KSR1 inhibition requires MEK binding. (A) Jurkat T cells were transfected with vector control, wild-type (wt) KSR1-FLAG, or KSR (C809Y)-FLAG and then left unstimulated or stimulated for 3 min with anti-TCR. Cells were then lysed and immunoprecipitated with an anti-FLAG monoclonal antibody. Proteins were separated by sodium dodecyl sulfate-polyacrylamide gel electrophoresis and visualized by immunoblotting with anti-FLAG and anti-MEK1 antibodies. (B) Jurkat T cells were transfected with control GFP, KSR1-IRES-GFP, or KSR (C809Y)-IRES-GFP. After 18 h, the cells were stimulated for 3 min, as before, with SEE-coated APC (1 μg/ml). Cells were fixed and stained as described above. (C) Jurkat T cells were transfected with control GFP or a dominant-negative MEK (DN-MEK). Cells were then stimulated with SEE-coated APC (1 μg/ml), fixed, and stained as described above.

FIG. 7.

KSR1-deficient primary T cells fail to activate ERK in response to TCR or SDF-1. (A) Primary CD4⁺ T cells were isolated from wild-type (wt) or KSR1 knockout mice to >85% purity and stimulated with either an anti-TCR antibody or 100 nM SDF-1 for 3 min. Cells were then lysed, and ERK activation was measured by pERK blotting. (B) Chemotaxis of purified primary CD4⁺ T cells from either wild-type (wt) or KSR1 knockout mice was measured by a Transwell migration assay.
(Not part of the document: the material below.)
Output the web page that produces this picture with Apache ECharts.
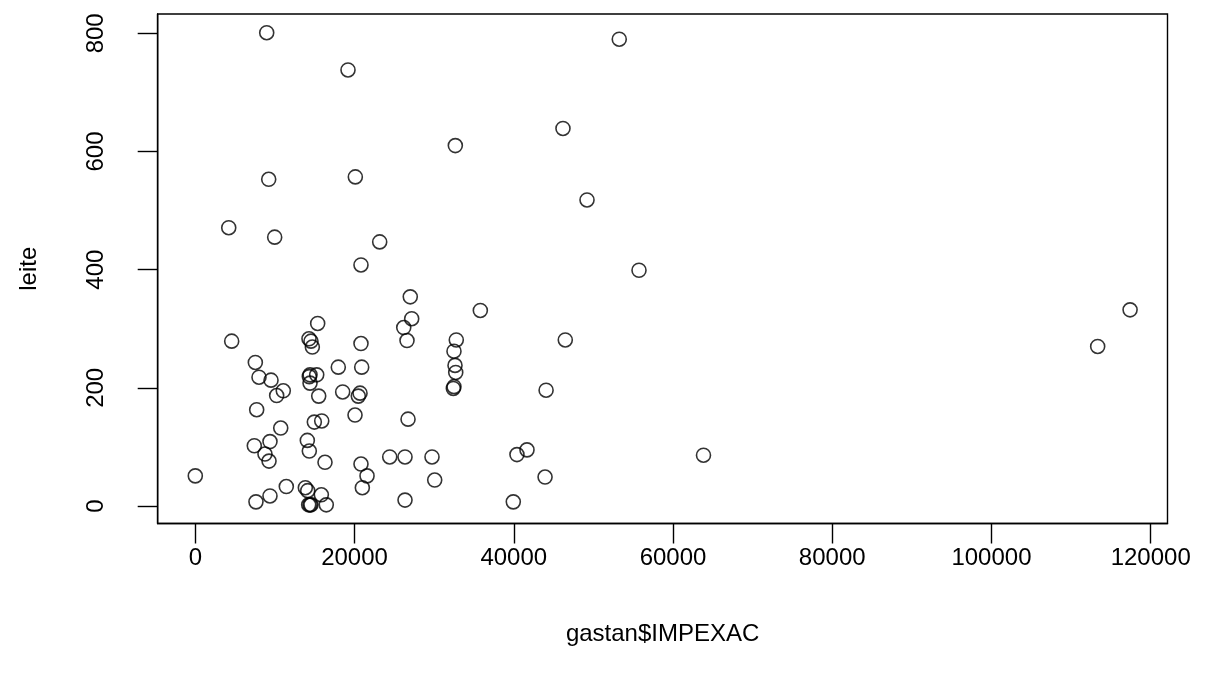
<!DOCTYPE html>
<html>
<head>
<meta charset="utf-8">
<script src="https://cdn.jsdelivr.net/npm/echarts@6/dist/echarts.min.js"></script>
<style>html,body{margin:0;padding:0;background:#fff;}#c{width:1209px;height:677px;}</style>
</head>
<body>
<div id="c"></div>
<script>
// gastan$IMPEXAC values
const impexac = [
  20810, 15370, 4570, 14280, 14530, 14700, 20810, 7540, 17960, 20900,
  8000, 9510, 14410, 15250, 14320, 14410, 11050, 10220, 15500, 18510,
  20690, 20470, 7710, 20060, 15880, 14950, 10730, 14070, 9380, 7410,
  14320, 8750, 9260, 16290, 20810, 0, 21570, 20980, 11430, 9380,
  7620, 13820, 14120, 15830, 14240, 14410, 14530, 16450,
  27000, 35800, 46470, 27180, 26180, 26590, 32780, 32490, 32620, 32710,
  32490, 32410, 44060, 26720, 24420, 26340, 29730, 30070, 26340, 41660,
  40400, 43930, 39940,
  8970, 53250, 19180, 46180, 32660, 9220, 20100, 49200, 4200, 9970,
  23160, 55730,
  117410, 113340, 63830
];
// leite values
const leite = [
  408, 309, 279, 283, 279, 269, 275, 243, 235, 235,
  218, 213, 222, 222, 219, 208, 195, 187, 186, 193,
  191, 186, 163, 154, 144, 142, 132, 111, 109, 102,
  93, 88, 76, 74, 71, 51, 51, 31, 33, 17,
  7, 31, 26, 19, 2, 2, 2, 2,
  354, 331, 281, 317, 302, 280, 281, 262, 238, 226,
  202, 199, 196, 147, 83, 83, 83, 44, 10, 95,
  87, 49, 7,
  801, 790, 738, 639, 610, 553, 557, 518, 471, 455,
  447, 399,
  332, 270, 86
];
const xTicks = [0, 20000, 40000, 60000, 80000, 100000, 120000];
const yTicks = [0, 200, 400, 600, 800];

const pts = impexac.map((x, i) => [x, leite[i]]);
const font = '"Liberation Sans", Arial, sans-serif';
const fs = 24;

const chart = echarts.init(document.getElementById('c'), null, {renderer: 'canvas'});
chart.setOption({
  animation: false,
  backgroundColor: '#fff',
  grid: {
    left: 157.7, right: 41.5, top: 14, bottom: 153.5,
    show: true, borderColor: '#000', borderWidth: 1.4, backgroundColor: 'transparent'
  },
  xAxis: {
    type: 'value', min: -4723, max: 122110,
    name: 'gastan$IMPEXAC', nameLocation: 'middle', nameGap: 99,
    nameTextStyle: {fontFamily: font, fontSize: fs, color: '#000'},
    axisLine: {show: true, onZero: false, lineStyle: {color: '#000', width: 1.4}},
    axisTick: {show: true, inside: false, length: 20, customValues: xTicks, lineStyle: {color: '#000', width: 1.4}},
    axisLabel: {customValues: xTicks, margin: 23, fontFamily: font, fontSize: fs, color: '#000',
      formatter: v => String(v)},
    splitLine: {show: false}
  },
  yAxis: {
    type: 'value', min: -29.6, max: 832.7,
    name: 'leite', nameLocation: 'middle', nameGap: 116, nameRotate: 90,
    nameTextStyle: {fontFamily: font, fontSize: fs, color: '#000'},
    axisLine: {show: true, onZero: false, lineStyle: {color: '#000', width: 1.4}},
    axisTick: {show: true, inside: false, length: 20, customValues: yTicks, lineStyle: {color: '#000', width: 1.4}},
    axisLabel: {customValues: yTicks, rotate: 90, margin: 49, fontFamily: font, fontSize: fs, color: '#000',
      formatter: v => String(v)},
    splitLine: {show: false}
  },
  series: [{
    type: 'scatter',
    data: pts,
    symbol: 'circle',
    symbolSize: 14,
    itemStyle: {color: 'transparent', borderColor: '#000', borderWidth: 1.6},
    emphasis: {disabled: true}
  }]
});
</script>
</body>
</html>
The migration index is a measure of the number of cells that migrated into the bottom chamber, in the presence of the indicated SDF-1 concentration, divided by the number of cells that migrated with no chemokine. The bars represent the averages, and the error bars indicate the standard deviations of samples evaluated in triplicate.

FIG. 8.

KSR1 levels are regulated in primary T cells after stimulation. Primary CD4⁺ T cells were isolated from wt mice and stimulated with plate-bound anti-CD3 and anti-CD28 antibody for 5 days. Cells were then lysed, and proteins were resolved by sodium dodecyl sulfate-polyacrylamide gel electrophoresis. KSR1, c-Raf, MEK1, and ERK2 were visualized by immunoblotting with their respective antibodies.